Published on: June 2, 2025
INDIA’S INTENSIFYING HEAT
INDIA’S INTENSIFYING HEAT
CONTEXT: INTENSIFYING HEAT & INDIA’S STRUGGLES TO ADAPT
- India’s summers are becoming hotter, longer, and deadlier due to climate change.
- Heatwave days rose from 177 (2010) to 536 (2024) — a 200%+ increase.
- Heat-related deaths are underreported due to poor death certification, especially in rural and informal settings (homes, farms, construction sites).
- Traditional coping methods (mud houses, stepwells, shaded work cycles) are vanishing under modern urbanisation and rigid job structures.
- Lack of adaptation and poor risk communication have worsened public health and economic outcomes.
CONCEPT: HEAT WAVES – BEYOND TEMPERATURE
- A heatwave (as per IMD): ≥40°C in plains or ≥30°C in hills, with 4.5°C+ deviation above normal for two consecutive days.
- Heat affects health, productivity, food security, and infrastructure.
- Excess mortality analysis is used to assess underreported heat deaths — comparing observed deaths with long-term seasonal averages.
- The Global Burden of Disease (2021) estimated ~1.56 lakh heat-related deaths in India, far above official counts.
- Economic cost: 2022 heatwave reduced wheat yields by 4.5%, caused power demand surges, and hurt labour productivity.
- GDP risk: McKinsey warns of 2.5–4.5% annual GDP loss by 2030 if adaptation lags.
CURRENT: INSTITUTIONAL GAPS & REVIVAL OF TRADITIONAL WISDOM
Efforts & Initiatives
- Cities like Ahmedabad showed success with Heat Action Plans (HAPs) — saved ~1,190 lives annually.
- Bhubaneswar, Nagpur promoting green covers and cool roofs.
- Plans are in place, but often advisory, with no binding rules, insufficient funds, or trained staff.
- satya.gov.in-style alert systems, cooling shelters, and simplified public messaging are still rare.
Challenges
- Rural India lacks formal heat governance — no rural heat action plans.
- Key schemes like MGNREGA, National Health Mission, and Gram Panchayat Development Plans barely address heat risk.
- Heat warnings often in English/Hindi, via apps — fail to reach migrants, non-literate, rural populations.
- Public health communication doesn’t reflect real “feels like” temperatures (factoring humidity, radiation, wind).
- Traditional cooling practices are being lost due to planning that favours concrete over climate-sensitive designs.
WAY FORWARD
- Integrate heat risk into national programmes: PMAY, MGNREGA, NHM.
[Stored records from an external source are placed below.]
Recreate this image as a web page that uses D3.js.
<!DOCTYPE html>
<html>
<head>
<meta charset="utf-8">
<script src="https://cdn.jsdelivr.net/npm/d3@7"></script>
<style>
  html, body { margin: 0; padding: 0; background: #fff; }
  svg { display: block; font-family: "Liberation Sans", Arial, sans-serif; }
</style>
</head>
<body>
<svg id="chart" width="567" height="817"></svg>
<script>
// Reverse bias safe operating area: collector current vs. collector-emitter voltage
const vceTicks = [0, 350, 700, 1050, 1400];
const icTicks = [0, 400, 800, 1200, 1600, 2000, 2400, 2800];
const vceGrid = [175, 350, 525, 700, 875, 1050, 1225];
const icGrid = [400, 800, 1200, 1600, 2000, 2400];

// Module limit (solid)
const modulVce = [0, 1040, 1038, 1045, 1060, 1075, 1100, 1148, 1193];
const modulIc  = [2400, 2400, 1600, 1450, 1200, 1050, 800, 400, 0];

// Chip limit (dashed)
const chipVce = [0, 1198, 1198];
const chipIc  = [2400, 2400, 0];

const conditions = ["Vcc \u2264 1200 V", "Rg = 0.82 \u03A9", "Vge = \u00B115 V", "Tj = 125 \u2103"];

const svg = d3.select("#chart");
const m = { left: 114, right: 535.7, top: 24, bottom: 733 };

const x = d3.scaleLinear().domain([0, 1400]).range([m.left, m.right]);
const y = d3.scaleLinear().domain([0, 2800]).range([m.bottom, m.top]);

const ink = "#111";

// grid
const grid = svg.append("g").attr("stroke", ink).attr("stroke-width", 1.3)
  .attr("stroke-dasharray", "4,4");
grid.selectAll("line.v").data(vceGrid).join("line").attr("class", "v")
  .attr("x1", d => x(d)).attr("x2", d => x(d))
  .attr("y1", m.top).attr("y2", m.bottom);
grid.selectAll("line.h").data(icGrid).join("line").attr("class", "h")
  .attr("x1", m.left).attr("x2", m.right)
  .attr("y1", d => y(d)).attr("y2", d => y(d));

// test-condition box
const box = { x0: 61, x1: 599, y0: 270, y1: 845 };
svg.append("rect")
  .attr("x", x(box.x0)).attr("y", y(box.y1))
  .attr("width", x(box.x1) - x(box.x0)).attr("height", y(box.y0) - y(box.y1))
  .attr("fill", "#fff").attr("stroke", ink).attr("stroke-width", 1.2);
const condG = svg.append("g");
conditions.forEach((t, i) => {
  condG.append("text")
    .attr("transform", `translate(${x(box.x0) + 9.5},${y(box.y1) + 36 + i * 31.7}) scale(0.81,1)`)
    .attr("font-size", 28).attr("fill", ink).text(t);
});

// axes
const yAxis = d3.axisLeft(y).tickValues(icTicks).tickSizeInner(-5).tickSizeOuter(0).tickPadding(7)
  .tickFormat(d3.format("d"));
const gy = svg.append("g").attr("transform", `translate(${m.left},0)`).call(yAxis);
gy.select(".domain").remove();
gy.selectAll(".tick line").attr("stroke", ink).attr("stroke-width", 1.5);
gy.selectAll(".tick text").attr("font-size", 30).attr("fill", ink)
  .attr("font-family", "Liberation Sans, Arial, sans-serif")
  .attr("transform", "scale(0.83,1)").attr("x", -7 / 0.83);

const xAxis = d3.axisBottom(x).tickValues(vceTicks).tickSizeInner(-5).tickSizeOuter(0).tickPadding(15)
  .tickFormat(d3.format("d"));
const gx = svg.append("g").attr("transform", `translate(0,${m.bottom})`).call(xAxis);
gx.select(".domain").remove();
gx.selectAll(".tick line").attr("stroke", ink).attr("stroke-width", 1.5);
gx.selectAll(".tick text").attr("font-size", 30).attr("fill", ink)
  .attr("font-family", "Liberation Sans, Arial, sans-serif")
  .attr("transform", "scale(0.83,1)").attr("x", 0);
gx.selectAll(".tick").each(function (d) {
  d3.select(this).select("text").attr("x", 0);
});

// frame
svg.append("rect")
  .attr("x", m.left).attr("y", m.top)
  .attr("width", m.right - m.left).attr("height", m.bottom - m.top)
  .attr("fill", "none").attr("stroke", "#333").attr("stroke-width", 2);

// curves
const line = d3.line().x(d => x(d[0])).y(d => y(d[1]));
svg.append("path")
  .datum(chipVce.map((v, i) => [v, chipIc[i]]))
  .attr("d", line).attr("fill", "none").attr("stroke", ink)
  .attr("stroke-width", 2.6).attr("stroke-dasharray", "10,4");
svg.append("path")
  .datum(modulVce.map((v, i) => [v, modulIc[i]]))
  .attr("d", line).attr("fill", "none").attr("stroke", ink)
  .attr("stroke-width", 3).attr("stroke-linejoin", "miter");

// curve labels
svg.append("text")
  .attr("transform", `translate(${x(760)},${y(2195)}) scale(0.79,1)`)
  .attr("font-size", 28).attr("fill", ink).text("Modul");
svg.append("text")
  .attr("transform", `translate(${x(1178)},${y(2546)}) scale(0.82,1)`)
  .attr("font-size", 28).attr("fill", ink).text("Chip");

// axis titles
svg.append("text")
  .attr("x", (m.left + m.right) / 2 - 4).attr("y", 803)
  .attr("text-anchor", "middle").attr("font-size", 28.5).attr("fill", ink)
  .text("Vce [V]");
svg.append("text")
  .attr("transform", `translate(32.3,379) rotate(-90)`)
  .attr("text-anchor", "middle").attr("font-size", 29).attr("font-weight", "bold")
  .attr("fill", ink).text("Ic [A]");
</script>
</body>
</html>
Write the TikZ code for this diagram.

- District-level heat plans under Disaster Management Act, 2005 — with real-time alerts, shaded shelters, water access, and multilingual communication.
- Update building codes to mandate passive cooling.
- Use Fifteenth Finance Commission and District Mineral Funds for local cooling interventions.
- Promote revival of traditional architecture, e.g., mud, lime, jaalis, baolis, with modern science.
- Ensure inter-agency coordination: IMD, NDMA, SDMAs, ULBs, and Panchayats.
CONCLUSION
- India is not lacking in knowledge, but in implementation.
- Blending ancestral wisdom with modern policy, backed by clear roles, funding, and political will, is key to surviving the climate crisis.
- Heat is no longer seasonal — it’s structural. India must adapt now or face worsening health, economic, and social fallout.
MAINS QUESTIONS
- Analyze the limitations of traditional coping methods in mitigating the effects of heatwaves in urban and rural India.
- What are the institutional gaps in India’s response to heatwaves, and how can they be addressed?